(Plotting code records)
--------------------------------
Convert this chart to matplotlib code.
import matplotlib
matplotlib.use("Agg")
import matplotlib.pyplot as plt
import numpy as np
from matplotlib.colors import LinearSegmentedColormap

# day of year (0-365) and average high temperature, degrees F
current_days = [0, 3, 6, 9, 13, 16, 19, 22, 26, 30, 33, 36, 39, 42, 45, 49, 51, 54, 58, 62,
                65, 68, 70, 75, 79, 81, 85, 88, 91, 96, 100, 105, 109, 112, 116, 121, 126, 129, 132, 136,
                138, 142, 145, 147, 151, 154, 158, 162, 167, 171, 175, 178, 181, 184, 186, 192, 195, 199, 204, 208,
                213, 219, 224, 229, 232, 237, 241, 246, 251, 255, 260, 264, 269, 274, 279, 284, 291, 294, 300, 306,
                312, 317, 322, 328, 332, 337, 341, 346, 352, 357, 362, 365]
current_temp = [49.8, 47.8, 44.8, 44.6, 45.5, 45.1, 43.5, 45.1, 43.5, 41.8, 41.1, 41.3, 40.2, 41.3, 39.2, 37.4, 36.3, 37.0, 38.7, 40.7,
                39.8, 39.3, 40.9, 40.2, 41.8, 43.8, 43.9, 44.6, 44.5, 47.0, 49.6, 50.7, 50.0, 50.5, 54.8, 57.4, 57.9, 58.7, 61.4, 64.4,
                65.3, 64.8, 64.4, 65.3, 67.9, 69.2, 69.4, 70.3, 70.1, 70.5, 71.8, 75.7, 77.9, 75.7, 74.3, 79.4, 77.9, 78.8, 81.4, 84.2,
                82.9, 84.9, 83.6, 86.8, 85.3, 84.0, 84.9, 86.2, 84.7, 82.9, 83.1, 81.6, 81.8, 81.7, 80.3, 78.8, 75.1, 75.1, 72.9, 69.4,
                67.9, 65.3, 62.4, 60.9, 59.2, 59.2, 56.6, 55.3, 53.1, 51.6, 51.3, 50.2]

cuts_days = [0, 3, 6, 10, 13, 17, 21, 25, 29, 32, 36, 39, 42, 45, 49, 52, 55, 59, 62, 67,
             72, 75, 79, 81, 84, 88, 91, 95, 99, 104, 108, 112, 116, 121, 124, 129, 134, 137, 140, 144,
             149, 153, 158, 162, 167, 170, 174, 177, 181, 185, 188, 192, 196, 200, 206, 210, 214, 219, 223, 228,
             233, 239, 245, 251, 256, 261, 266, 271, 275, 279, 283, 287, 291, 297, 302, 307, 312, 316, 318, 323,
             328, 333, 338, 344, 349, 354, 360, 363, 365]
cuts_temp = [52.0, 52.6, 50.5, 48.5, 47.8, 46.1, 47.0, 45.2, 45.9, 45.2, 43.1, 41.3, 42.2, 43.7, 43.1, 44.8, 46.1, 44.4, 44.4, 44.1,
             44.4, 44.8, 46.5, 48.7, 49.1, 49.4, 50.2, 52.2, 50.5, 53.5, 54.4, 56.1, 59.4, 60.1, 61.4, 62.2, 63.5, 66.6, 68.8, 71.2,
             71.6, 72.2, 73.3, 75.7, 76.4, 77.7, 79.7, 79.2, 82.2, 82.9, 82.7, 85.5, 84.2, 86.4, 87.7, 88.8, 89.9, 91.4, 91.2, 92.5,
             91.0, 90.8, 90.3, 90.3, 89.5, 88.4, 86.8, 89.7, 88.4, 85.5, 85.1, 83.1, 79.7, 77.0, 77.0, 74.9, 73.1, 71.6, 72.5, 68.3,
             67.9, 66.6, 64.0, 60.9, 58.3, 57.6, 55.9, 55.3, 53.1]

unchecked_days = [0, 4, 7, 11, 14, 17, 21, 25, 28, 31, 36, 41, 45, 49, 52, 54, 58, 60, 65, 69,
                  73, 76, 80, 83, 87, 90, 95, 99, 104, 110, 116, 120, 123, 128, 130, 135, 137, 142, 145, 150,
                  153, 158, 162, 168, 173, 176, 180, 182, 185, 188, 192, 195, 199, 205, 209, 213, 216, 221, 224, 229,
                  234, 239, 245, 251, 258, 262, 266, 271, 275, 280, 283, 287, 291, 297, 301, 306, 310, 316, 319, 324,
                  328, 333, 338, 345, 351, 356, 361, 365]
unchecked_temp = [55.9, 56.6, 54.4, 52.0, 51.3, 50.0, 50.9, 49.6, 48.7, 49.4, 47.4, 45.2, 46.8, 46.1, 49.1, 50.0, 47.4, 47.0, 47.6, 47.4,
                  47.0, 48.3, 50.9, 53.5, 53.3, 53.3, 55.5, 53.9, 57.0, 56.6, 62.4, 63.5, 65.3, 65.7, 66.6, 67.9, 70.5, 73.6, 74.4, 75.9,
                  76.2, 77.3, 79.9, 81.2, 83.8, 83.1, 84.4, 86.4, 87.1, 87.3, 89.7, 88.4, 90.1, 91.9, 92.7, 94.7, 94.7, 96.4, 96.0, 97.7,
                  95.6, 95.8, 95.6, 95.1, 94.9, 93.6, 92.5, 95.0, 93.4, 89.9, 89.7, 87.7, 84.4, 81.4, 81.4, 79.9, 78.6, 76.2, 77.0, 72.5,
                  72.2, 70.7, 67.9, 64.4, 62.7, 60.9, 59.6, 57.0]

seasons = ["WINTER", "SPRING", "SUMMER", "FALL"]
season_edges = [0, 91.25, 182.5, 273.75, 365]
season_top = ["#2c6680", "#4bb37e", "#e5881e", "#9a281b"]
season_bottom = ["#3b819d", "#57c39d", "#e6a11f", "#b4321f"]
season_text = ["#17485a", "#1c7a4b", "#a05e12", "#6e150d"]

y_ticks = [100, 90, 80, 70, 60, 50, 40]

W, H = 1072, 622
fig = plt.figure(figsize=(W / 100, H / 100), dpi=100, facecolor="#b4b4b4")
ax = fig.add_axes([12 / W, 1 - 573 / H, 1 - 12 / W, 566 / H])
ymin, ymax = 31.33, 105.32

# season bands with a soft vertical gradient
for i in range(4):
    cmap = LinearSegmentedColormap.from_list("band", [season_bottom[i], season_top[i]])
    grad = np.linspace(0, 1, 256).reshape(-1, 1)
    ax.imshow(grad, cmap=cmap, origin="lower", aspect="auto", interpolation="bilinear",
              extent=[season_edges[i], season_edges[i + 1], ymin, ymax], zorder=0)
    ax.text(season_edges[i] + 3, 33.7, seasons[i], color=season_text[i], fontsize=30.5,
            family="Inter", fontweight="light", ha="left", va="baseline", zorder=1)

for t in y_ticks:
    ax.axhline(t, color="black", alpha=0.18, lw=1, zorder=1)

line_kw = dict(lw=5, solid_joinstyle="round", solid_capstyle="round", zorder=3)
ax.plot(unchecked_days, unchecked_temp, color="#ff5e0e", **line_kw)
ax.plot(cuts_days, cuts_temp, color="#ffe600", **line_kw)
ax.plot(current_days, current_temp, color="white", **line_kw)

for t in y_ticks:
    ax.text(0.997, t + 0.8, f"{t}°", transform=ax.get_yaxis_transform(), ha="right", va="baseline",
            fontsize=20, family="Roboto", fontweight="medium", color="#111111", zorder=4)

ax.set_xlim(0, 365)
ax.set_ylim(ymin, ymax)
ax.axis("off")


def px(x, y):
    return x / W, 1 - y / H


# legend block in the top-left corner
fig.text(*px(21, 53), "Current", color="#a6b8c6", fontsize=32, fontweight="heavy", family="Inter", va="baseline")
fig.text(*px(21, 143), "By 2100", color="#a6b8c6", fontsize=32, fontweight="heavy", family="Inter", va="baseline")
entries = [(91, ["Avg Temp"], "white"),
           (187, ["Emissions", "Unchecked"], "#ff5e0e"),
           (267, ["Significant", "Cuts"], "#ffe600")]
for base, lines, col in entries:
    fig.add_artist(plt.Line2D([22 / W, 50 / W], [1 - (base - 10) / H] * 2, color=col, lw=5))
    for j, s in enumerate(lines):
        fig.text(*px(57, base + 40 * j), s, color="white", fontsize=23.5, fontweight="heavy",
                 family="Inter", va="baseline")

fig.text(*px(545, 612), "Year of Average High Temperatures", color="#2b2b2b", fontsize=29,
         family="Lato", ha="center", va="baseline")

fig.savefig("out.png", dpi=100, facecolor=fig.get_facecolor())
--------------------------------
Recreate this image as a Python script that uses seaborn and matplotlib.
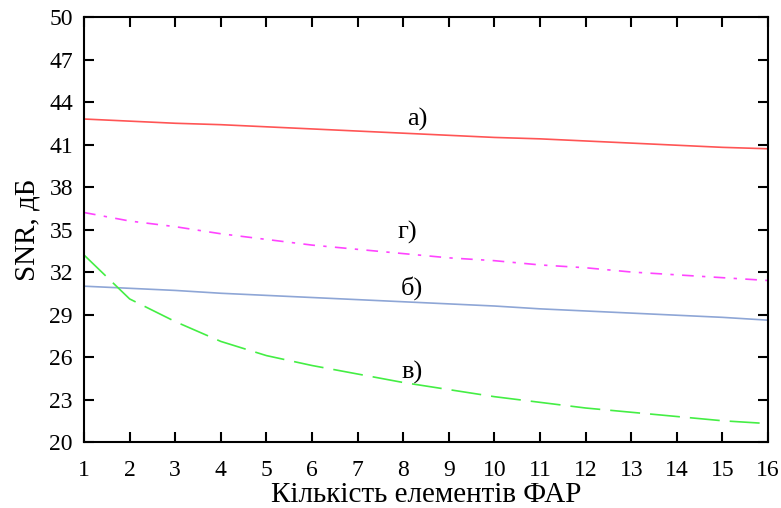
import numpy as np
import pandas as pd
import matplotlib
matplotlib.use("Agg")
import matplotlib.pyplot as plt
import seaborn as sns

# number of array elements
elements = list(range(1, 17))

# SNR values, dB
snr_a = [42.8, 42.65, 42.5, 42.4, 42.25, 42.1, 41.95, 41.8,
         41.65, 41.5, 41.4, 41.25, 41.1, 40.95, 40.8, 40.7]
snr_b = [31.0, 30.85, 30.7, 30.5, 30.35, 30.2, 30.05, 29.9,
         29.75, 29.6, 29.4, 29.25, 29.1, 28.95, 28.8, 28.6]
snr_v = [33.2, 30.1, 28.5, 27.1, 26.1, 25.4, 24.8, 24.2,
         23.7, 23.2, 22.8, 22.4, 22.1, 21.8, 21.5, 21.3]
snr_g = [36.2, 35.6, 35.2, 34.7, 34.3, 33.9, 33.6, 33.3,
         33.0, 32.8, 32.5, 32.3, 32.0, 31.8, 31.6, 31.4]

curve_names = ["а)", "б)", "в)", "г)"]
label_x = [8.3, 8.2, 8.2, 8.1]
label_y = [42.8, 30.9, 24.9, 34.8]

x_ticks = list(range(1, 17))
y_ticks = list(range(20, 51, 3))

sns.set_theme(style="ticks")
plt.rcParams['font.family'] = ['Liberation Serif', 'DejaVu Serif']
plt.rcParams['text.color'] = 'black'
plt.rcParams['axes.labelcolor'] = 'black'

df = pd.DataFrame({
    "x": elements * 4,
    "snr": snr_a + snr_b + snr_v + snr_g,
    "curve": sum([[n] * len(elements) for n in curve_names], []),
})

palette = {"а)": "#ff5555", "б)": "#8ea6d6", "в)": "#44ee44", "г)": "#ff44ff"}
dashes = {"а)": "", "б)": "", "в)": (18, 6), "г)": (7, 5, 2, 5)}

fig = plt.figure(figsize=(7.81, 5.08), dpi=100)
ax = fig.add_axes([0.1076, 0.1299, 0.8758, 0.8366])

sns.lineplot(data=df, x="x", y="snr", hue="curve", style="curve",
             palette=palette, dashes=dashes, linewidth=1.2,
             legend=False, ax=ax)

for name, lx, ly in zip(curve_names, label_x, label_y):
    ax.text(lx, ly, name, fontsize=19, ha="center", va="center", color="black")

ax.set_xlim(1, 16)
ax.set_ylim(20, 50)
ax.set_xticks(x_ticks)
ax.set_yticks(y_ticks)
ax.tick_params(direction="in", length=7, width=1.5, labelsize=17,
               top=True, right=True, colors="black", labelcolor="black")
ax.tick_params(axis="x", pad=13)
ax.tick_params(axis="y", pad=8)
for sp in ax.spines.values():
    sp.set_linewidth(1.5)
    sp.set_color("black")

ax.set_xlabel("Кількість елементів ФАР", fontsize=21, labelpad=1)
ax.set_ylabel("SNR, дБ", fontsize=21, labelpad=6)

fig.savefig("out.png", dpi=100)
--------------------------------
» TASK INSTRUCTIONS: From the entries above, extract each line containing "this".

» RESPONSE TO THE TASK:
Convert this chart to matplotlib code.
Recreate this image as a Python script that uses seaborn and matplotlib.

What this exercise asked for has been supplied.